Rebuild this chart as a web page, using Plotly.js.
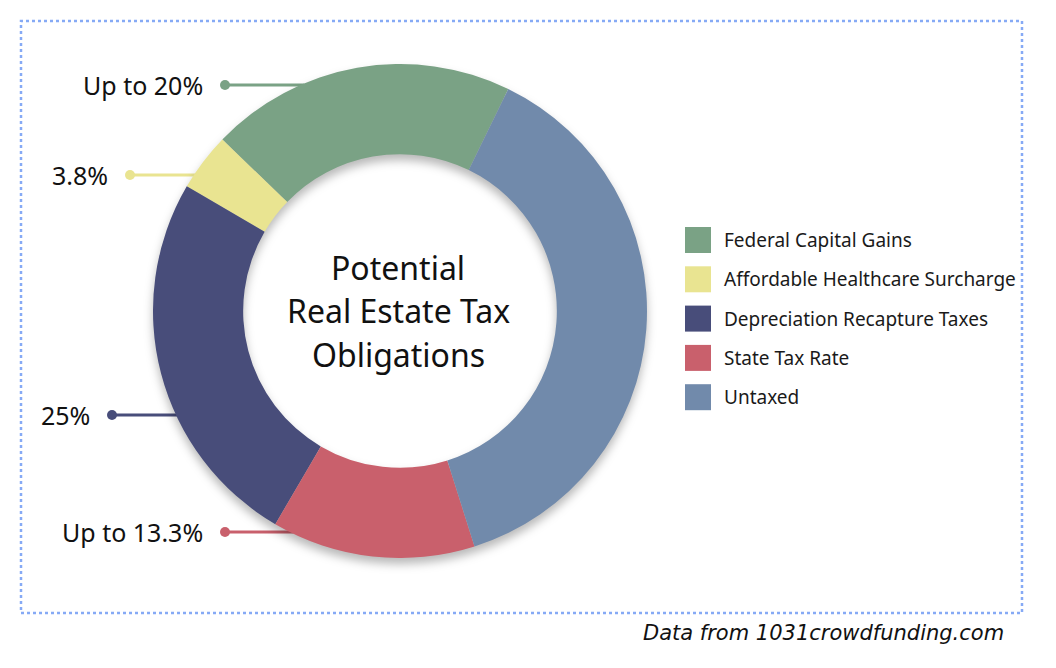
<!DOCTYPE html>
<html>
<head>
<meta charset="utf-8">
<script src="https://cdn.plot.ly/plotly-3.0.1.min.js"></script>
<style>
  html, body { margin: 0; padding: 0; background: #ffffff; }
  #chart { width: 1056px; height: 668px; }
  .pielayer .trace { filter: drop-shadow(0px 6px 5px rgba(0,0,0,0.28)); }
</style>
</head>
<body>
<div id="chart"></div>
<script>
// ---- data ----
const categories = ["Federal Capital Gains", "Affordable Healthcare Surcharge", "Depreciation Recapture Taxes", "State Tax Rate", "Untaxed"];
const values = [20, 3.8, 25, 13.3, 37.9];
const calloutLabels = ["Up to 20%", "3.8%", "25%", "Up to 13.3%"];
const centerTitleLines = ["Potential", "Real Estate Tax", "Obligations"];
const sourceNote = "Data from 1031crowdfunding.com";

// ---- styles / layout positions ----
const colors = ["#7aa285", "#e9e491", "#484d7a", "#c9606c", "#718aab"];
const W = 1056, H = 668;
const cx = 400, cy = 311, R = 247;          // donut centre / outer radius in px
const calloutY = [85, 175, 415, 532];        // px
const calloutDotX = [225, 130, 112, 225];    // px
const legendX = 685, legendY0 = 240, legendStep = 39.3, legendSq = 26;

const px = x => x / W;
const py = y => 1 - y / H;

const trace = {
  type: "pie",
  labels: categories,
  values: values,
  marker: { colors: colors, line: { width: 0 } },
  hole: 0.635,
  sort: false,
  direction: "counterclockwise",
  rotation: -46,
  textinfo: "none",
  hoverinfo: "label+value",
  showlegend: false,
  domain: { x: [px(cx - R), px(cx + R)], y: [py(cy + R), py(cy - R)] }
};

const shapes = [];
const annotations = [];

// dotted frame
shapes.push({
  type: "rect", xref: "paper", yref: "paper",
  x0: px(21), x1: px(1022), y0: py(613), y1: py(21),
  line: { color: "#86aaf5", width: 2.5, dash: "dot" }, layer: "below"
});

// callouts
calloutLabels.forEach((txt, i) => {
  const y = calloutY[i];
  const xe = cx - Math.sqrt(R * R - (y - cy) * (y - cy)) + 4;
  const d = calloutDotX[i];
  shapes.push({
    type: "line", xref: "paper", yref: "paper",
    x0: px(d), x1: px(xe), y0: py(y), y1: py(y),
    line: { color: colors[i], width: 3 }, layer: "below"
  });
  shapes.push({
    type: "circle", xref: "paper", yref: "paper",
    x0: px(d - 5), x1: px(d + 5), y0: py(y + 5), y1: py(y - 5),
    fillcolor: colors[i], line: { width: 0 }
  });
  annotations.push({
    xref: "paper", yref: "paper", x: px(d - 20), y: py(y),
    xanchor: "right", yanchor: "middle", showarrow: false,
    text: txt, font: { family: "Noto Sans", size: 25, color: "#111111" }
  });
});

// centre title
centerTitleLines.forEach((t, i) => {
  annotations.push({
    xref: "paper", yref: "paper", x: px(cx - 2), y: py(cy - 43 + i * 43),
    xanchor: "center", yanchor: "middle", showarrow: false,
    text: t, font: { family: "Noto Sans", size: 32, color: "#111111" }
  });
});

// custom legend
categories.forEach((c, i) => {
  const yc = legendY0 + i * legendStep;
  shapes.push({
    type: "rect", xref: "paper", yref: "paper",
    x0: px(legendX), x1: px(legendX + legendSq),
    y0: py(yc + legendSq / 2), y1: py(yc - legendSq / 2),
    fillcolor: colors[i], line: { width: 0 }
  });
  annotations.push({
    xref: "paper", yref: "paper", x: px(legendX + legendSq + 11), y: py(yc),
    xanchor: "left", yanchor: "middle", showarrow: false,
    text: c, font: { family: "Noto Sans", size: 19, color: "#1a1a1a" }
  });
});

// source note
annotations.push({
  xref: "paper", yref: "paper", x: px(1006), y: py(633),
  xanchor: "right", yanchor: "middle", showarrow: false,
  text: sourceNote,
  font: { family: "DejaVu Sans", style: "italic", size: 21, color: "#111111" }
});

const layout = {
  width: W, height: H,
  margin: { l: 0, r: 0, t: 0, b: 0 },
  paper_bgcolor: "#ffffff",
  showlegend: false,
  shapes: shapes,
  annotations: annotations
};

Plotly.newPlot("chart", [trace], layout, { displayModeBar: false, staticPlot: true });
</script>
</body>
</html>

PROBLEM DETAILS -
Reproduce the material in full, word for word, and omit the pictures.

COMPLETE ANSWER -
Rebuild this chart as a web page, using Plotly.js.
<!DOCTYPE html>
<html>
<head>
<meta charset="utf-8">
<script src="https://cdn.plot.ly/plotly-3.0.1.min.js"></script>
<style>
  html, body { margin: 0; padding: 0; background: #ffffff; }
  #chart { width: 1056px; height: 668px; }
  .pielayer .trace { filter: drop-shadow(0px 6px 5px rgba(0,0,0,0.28)); }
</style>
</head>
<body>
<div id="chart"></div>
<script>
// ---- data ----
const categories = ["Federal Capital Gains", "Affordable Healthcare Surcharge", "Depreciation Recapture Taxes", "State Tax Rate", "Untaxed"];
const values = [20, 3.8, 25, 13.3, 37.9];
const calloutLabels = ["Up to 20%", "3.8%", "25%", "Up to 13.3%"];
const centerTitleLines = ["Potential", "Real Estate Tax", "Obligations"];
const sourceNote = "Data from 1031crowdfunding.com";

// ---- styles / layout positions ----
const colors = ["#7aa285", "#e9e491", "#484d7a", "#c9606c", "#718aab"];
const W = 1056, H = 668;
const cx = 400, cy = 311, R = 247;          // donut centre / outer radius in px
const calloutY = [85, 175, 415, 532];        // px
const calloutDotX = [225, 130, 112, 225];    // px
const legendX = 685, legendY0 = 240, legendStep = 39.3, legendSq = 26;

const px = x => x / W;
const py = y => 1 - y / H;

const trace = {
  type: "pie",
  labels: categories,
  values: values,
  marker: { colors: colors, line: { width: 0 } },
  hole: 0.635,
  sort: false,
  direction: "counterclockwise",
  rotation: -46,
  textinfo: "none",
  hoverinfo: "label+value",
  showlegend: false,
  domain: { x: [px(cx - R), px(cx + R)], y: [py(cy + R), py(cy - R)] }
};

const shapes = [];
const annotations = [];

// dotted frame
shapes.push({
  type: "rect", xref: "paper", yref: "paper",
  x0: px(21), x1: px(1022), y0: py(613), y1: py(21),
  line: { color: "#86aaf5", width: 2.5, dash: "dot" }, layer: "below"
});

// callouts
calloutLabels.forEach((txt, i) => {
  const y = calloutY[i];
  const xe = cx - Math.sqrt(R * R - (y - cy) * (y - cy)) + 4;
  const d = calloutDotX[i];
  shapes.push({
    type: "line", xref: "paper", yref: "paper",
    x0: px(d), x1: px(xe), y0: py(y), y1: py(y),
    line: { color: colors[i], width: 3 }, layer: "below"
  });
  shapes.push({
    type: "circle", xref: "paper", yref: "paper",
    x0: px(d - 5), x1: px(d + 5), y0: py(y + 5), y1: py(y - 5),
    fillcolor: colors[i], line: { width: 0 }
  });
  annotations.push({
    xref: "paper", yref: "paper", x: px(d - 20), y: py(y),
    xanchor: "right", yanchor: "middle", showarrow: false,
    text: txt, font: { family: "Noto Sans", size: 25, color: "#111111" }
  });
});

// centre title
centerTitleLines.forEach((t, i) => {
  annotations.push({
    xref: "paper", yref: "paper", x: px(cx - 2), y: py(cy - 43 + i * 43),
    xanchor: "center", yanchor: "middle", showarrow: false,
    text: t, font: { family: "Noto Sans", size: 32, color: "#111111" }
  });
});

// custom legend
categories.forEach((c, i) => {
  const yc = legendY0 + i * legendStep;
  shapes.push({
    type: "rect", xref: "paper", yref: "paper",
    x0: px(legendX), x1: px(legendX + legendSq),
    y0: py(yc + legendSq / 2), y1: py(yc - legendSq / 2),
    fillcolor: colors[i], line: { width: 0 }
  });
  annotations.push({
    xref: "paper", yref: "paper", x: px(legendX + legendSq + 11), y: py(yc),
    xanchor: "left", yanchor: "middle", showarrow: false,
    text: c, font: { family: "Noto Sans", size: 19, color: "#1a1a1a" }
  });
});

// source note
annotations.push({
  xref: "paper", yref: "paper", x: px(1006), y: py(633),
  xanchor: "right", yanchor: "middle", showarrow: false,
  text: sourceNote,
  font: { family: "DejaVu Sans", style: "italic", size: 21, color: "#111111" }
});

const layout = {
  width: W, height: H,
  margin: { l: 0, r: 0, t: 0, b: 0 },
  paper_bgcolor: "#ffffff",
  showlegend: false,
  shapes: shapes,
  annotations: annotations
};

Plotly.newPlot("chart", [trace], layout, { displayModeBar: false, staticPlot: true });
</script>
</body>
</html>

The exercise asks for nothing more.